1. Go to a Music Festival.
See your favourite bands play live; experience the atmosphere, the fashions and the micro-culture of life in a large field with a crowd of people all there to enjoy the experience.
2. Buy Dinner for Your Parents.
Your parents may have been been funding your life for years, so now you can experience the joy of repaying their kindness, love, and responsibility, and of developing an adult relationship with them. Taking them out for dinner, and picking up the bill, is one of the ways of doing this.
3. Travel to Another Continent
Travelling, with the exposure to different climes, cultures, and peoples, broadens the mind, helps develop life skills, and makes for more open attitudes and tolerance. However open-minded you are, there’s nothing like experiencing a different way of life firsthand. It also furnishes you with some great dinner party stories!
4. Try an Adrenaline Sport.
You could try sky diving, white water rafting or bungee jumping. Pushing your comfort zone and trying something like this may terrify you, but you’ll feel immensely proud of overcoming your fear.
5. Spend the Whole Weekend Partying.
Doing an “all weekender” can be more difficult as you get older and have more responsibilities—it’s a great experience to try!
6. Have a Good Conversation with Someone of a Different Faith or Belief to Your Own.
Conversations like this helps us realise we’re not so different to other people, regardless of appearances.
7. Vote.
Have your say on how your home country is run. We really can’t complain if we have the democratic right to express our views, but don’t do so.
8. Dye Your Hair a Completely Different Colour.
Or change your hairstyle. One change that can make you feel like a different person.
9. Go to a Gay / Lesbian Club or Bar.
Or join in with a Pride parade/festival. If you’re gay, you could hang out at a straight bar.
10. Let Go of a Friendship.
Not all friendships are meant to last forever; some come into our lives and exist for different reasons at different times in our life. Holding on to a relationship that has run its course doesn’t do either of you any favours. Quality rather than quantity of friends is the important factor.
11. Like Yourself.
The teen years are for exploring who you are, what you like, and how you tick.
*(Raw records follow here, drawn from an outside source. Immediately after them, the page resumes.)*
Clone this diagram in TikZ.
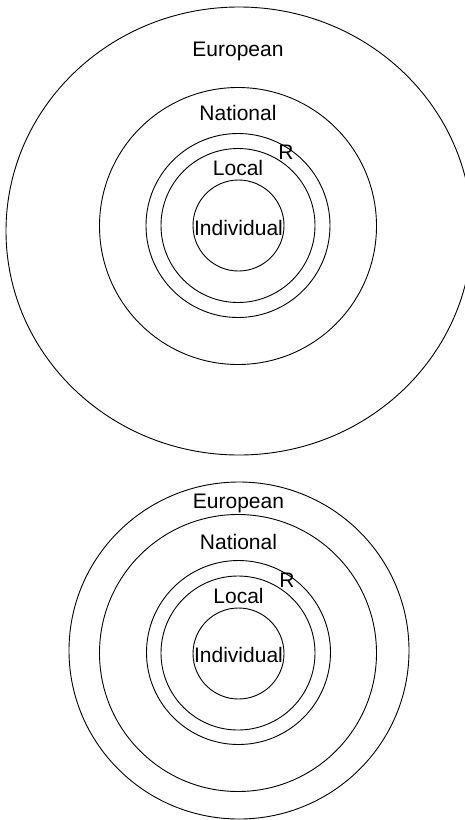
\documentclass[tikz,border=0pt]{standalone}
\usepackage{fontspec}
\setmainfont{Liberation Sans}
\begin{document}
\begin{tikzpicture}[x=1pt,y=-1pt,
  ring/.style={draw=black,line width=0.9pt},
  lbl/.style={font=\fontsize{21}{25}\selectfont,anchor=base,inner sep=0pt}]
\useasboundingbox (0,0) rectangle (465,820);
% top diagram
\draw[ring] (239,231) ellipse [x radius=233, y radius=224];
\draw[ring] (238,226) circle [radius=138.5];
\draw[ring] (238,225.5) circle [radius=92];
\draw[ring] (238,225.5) circle [radius=77];
\draw[ring] (238.5,225.5) circle [radius=45.5];
\node[lbl] (eu1) at (238,56.5) {European};
\node[lbl] (na1) at (238,120.5) {National};
\node[lbl] (r1) at (286,159) {R};
\node[lbl] (lo1) at (238,175) {Local};
\node[lbl] (in1) at (238.5,235) {Individual};
% bottom diagram
\draw[ring] (239,650.5) ellipse [x radius=170, y radius=168.5];
\draw[ring] (238,653) circle [radius=138.5];
\draw[ring] (238.5,652.5) circle [radius=92];
\draw[ring] (238,653) circle [radius=77];
\draw[ring] (238.5,653.5) circle [radius=45.5];
\node[lbl] (eu2) at (238.5,508.3) {European};
\node[lbl] (na2) at (238.5,549.3) {National};
\node[lbl] (r2) at (287,587) {R};
\node[lbl] (lo2) at (238.5,603.3) {Local};
\node[lbl] (in2) at (238.5,662) {Individual};
\end{tikzpicture}
\end{document}
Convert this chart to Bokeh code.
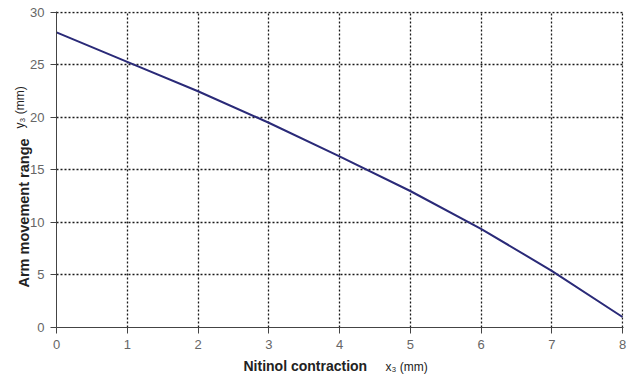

Now its time to embrace who you are: be proud of the unique self you have become.
12. Practice Being Charitable.
Giving is more rewarding than receiving. Consider volunteering at a home for the elderly, or donating a percentage of earnings to a charity that you feel is important. Something as simple as smiling more and being more friendly to the people in your life and strangers that you come across can make a big difference to both you and them.
13. Let the Grudge Go.
Holding resentment does more damage to you than anyone else. Let it go. Use your energy for more healthy pursuits.
14. Go on a Blind Date.
The excitement, the worry, the unknown outcome—who knows what may come of it? A blind date makes for a great story to tell friends, a learning experience and maybe even a great love.
15. Exercise.
Your body is not 18 anymore. All bodies age, and the punishment you might have applied to it in your teens and early twenties by excessive studying, partying, and having a chaotic lifestyle will not be so easy to recover from as you get older.
16. Learn to Cook
Learning to cook, if you haven’t already, can be fun, good for your health, and your bank balance. Trying new recipes and developing a repertoire of easy, simple and healthy meals is a great start.
17. Learn to “Be”.
The Italians have a great word; “Asolare“. It means spending time in a meaningless but delightful way. Learn to just be, rather than always doing.
18. Save for Your Retirement.
The earlier we start, the greater the amount for your golden years. It may seem a long way off still, but the retired you will thank you for having started by now.
19. Camp Under the Stars.
Experience the wonder of our world, with just canvas separating you from mother nature. It puts everything back into perspective, especially when life gets clouded by all the trappings and complexities of the modern world.
20. Learn to Balance Your Finances.
Money can be an asset or a burden, but a lot depends on how you manage it. A few skills in the art of balancing your finances can have a big positive impact on your life.
21. Wake up Somewhere Unfamiliar.
Enjoy the initial confusion, followed by the delighted feeling of having done something reckless, followed by the reality of “how do I get home?”.
22. Eat Exotic Food.
This is even better if it has an un-prounounceable name and is experienced in another country!
23. Buy a Ridiculously Expensive Item of Clothing.
Then leave it un-worn in the back of the closet. Keep it as an impulse buy; a reward to yourself; a “you deserve it” item you buy but never feel okay to wear but never get rid of because it cost so much.
24. Learn to Say No.
Learning to say “no”, is an important skill and one that can dramatically increase the quality of our lives.
25. Learn to Be Alone
Our relationship with ourselves is the most important one of our lives; we won’t spend as much time with anyone else! Learning to enjoy our own company and enjoy being alone is invaluable on so many levels.